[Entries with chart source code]
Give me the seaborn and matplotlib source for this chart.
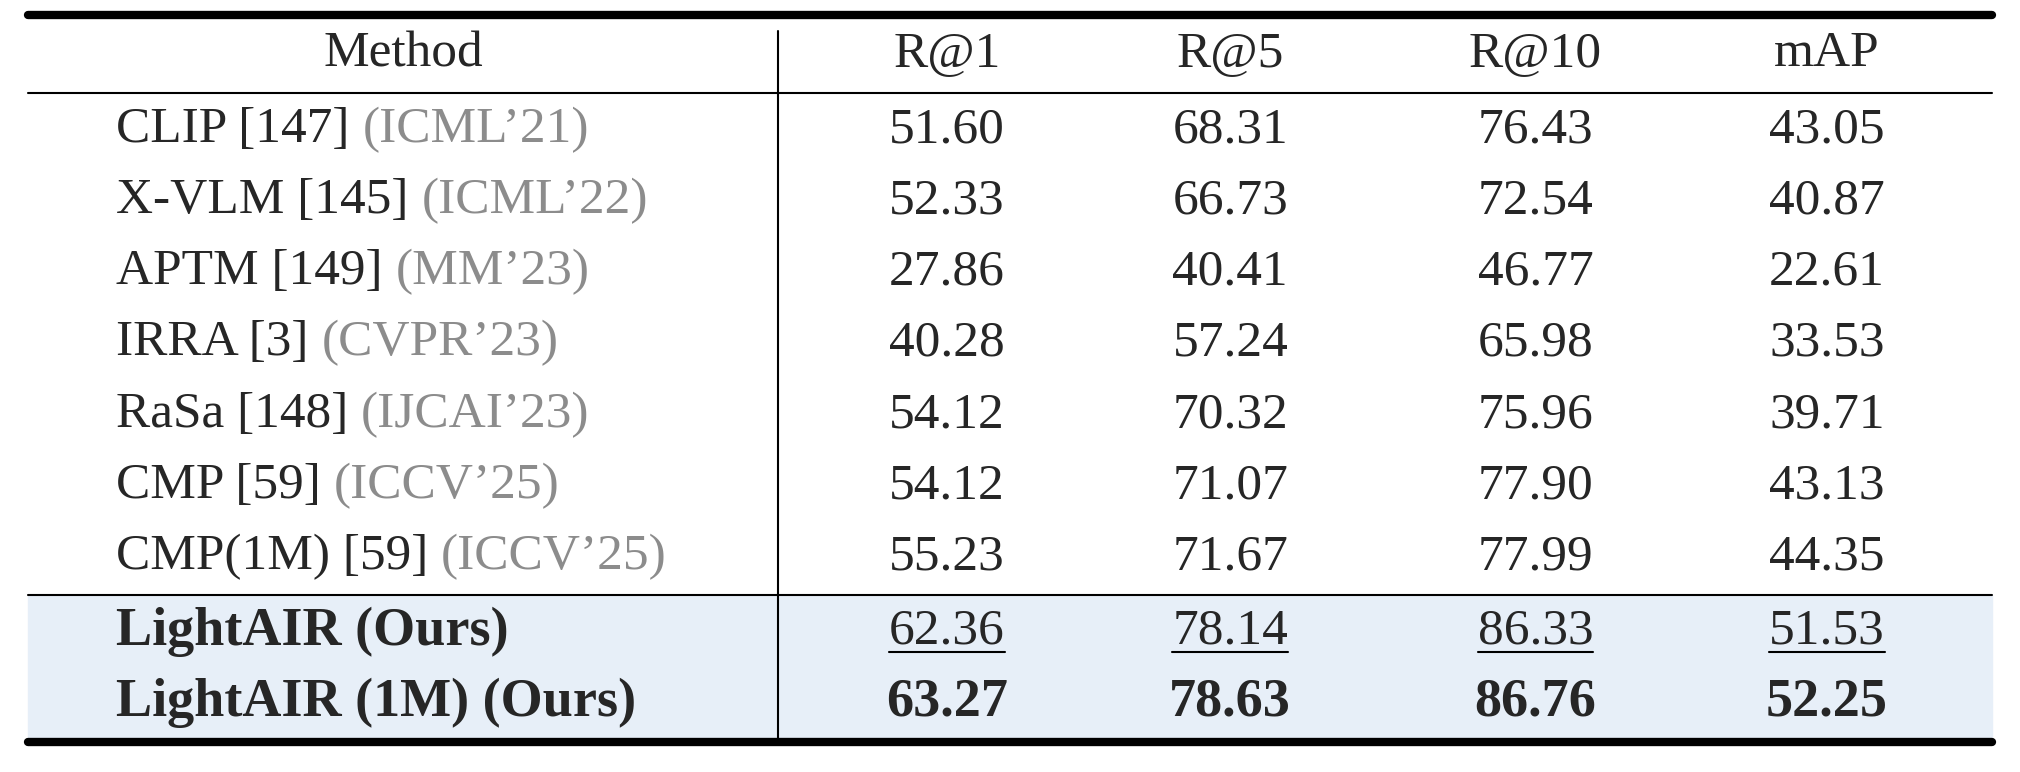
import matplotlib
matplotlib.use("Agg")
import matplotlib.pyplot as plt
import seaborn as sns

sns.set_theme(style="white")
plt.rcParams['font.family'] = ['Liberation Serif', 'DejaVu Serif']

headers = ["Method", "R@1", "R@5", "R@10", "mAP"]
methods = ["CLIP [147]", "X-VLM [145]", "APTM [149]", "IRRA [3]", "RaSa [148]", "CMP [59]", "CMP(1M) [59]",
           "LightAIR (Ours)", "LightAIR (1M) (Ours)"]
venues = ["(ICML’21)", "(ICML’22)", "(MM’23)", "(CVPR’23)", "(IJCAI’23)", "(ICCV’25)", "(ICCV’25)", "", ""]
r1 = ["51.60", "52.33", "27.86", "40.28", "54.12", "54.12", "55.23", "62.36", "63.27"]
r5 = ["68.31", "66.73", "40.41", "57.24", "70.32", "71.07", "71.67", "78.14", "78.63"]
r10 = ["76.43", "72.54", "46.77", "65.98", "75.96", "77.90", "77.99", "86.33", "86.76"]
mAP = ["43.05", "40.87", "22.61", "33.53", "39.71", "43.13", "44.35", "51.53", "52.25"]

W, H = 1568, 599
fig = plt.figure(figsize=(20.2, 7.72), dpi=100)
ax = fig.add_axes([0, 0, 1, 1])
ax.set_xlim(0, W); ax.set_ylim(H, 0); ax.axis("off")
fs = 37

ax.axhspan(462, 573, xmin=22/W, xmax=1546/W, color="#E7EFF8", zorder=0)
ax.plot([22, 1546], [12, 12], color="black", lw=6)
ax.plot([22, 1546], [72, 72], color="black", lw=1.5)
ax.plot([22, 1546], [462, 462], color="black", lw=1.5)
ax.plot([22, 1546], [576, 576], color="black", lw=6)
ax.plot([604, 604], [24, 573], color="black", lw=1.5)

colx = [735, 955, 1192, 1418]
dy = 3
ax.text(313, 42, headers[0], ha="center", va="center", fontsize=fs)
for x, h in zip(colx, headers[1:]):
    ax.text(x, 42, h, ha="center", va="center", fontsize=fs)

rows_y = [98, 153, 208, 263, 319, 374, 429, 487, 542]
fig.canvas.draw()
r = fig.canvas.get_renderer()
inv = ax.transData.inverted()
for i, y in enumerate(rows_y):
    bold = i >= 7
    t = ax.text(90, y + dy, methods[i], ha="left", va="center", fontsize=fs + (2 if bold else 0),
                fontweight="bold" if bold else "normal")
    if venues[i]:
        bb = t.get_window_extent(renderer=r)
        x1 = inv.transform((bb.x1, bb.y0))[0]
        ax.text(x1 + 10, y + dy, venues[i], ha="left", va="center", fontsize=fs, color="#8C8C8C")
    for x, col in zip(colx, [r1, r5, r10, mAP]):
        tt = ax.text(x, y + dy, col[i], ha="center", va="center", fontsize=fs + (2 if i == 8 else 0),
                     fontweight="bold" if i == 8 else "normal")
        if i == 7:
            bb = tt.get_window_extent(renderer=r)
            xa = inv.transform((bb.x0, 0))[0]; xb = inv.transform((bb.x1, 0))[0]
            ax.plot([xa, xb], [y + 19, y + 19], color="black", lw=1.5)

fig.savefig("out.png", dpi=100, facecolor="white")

---

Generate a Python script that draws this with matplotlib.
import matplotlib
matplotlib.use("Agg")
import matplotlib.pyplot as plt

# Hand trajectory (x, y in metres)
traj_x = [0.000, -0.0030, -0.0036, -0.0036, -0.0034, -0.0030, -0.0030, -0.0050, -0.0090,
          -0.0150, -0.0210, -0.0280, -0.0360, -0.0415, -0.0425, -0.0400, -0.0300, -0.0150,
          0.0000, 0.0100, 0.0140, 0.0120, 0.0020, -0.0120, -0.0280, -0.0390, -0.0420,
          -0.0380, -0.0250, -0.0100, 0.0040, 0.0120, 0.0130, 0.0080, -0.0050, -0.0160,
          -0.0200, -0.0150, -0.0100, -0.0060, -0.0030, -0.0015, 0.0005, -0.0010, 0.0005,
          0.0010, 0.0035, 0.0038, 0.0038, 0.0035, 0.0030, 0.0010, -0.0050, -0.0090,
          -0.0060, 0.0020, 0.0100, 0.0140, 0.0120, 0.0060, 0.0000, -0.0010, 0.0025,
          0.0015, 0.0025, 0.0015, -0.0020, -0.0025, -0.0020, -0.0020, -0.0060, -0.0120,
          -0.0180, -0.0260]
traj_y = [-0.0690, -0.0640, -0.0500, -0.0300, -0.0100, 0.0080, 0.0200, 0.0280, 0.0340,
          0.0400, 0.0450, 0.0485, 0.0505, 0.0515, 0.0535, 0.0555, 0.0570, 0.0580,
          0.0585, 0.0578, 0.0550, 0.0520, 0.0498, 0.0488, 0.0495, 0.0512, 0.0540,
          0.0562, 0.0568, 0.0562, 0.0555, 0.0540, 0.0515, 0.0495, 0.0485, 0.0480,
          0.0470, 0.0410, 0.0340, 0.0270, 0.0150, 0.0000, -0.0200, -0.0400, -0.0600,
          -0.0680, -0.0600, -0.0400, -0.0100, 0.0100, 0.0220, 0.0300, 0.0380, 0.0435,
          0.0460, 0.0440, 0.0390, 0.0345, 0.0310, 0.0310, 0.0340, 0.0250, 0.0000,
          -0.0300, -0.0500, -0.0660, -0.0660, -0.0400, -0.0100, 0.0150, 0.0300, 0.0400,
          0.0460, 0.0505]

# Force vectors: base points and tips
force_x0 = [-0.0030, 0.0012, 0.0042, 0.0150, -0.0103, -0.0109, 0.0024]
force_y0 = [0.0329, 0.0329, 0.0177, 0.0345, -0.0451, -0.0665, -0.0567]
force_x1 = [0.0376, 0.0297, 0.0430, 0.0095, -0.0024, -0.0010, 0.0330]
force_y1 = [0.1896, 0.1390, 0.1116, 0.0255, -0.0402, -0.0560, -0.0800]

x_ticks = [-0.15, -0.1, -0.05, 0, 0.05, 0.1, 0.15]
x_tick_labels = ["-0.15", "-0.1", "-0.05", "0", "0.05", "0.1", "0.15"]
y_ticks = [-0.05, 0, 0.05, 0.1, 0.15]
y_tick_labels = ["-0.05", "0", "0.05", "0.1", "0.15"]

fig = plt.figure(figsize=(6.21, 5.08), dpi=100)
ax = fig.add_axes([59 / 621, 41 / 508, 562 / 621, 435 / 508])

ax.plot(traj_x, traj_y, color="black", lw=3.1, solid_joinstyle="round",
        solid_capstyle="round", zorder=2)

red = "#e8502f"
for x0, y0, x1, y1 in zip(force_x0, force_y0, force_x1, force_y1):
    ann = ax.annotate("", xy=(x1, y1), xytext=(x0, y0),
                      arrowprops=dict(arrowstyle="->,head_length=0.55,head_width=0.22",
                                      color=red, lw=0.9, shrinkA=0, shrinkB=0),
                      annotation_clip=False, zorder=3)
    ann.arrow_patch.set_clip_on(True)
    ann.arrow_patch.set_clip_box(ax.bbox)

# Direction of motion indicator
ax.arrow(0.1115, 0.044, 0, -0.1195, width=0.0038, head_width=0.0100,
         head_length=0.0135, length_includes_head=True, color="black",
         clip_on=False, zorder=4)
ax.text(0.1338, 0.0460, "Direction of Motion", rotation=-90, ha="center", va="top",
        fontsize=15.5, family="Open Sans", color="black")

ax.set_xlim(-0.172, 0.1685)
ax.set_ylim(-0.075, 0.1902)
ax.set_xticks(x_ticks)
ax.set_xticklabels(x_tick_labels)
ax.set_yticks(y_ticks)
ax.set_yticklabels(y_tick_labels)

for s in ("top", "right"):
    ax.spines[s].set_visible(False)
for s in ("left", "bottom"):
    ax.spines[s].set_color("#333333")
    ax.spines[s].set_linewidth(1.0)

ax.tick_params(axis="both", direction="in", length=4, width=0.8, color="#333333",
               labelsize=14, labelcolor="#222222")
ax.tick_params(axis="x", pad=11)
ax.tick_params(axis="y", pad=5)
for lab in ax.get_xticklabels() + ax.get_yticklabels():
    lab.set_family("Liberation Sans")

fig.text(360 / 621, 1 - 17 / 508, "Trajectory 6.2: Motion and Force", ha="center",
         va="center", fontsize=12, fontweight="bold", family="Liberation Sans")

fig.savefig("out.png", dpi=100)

● **Directive**: Using the records given above, list every line that includes the word "seaborn".

● **Solution to this problem**:
Give me the seaborn and matplotlib source for this chart.
import seaborn as sns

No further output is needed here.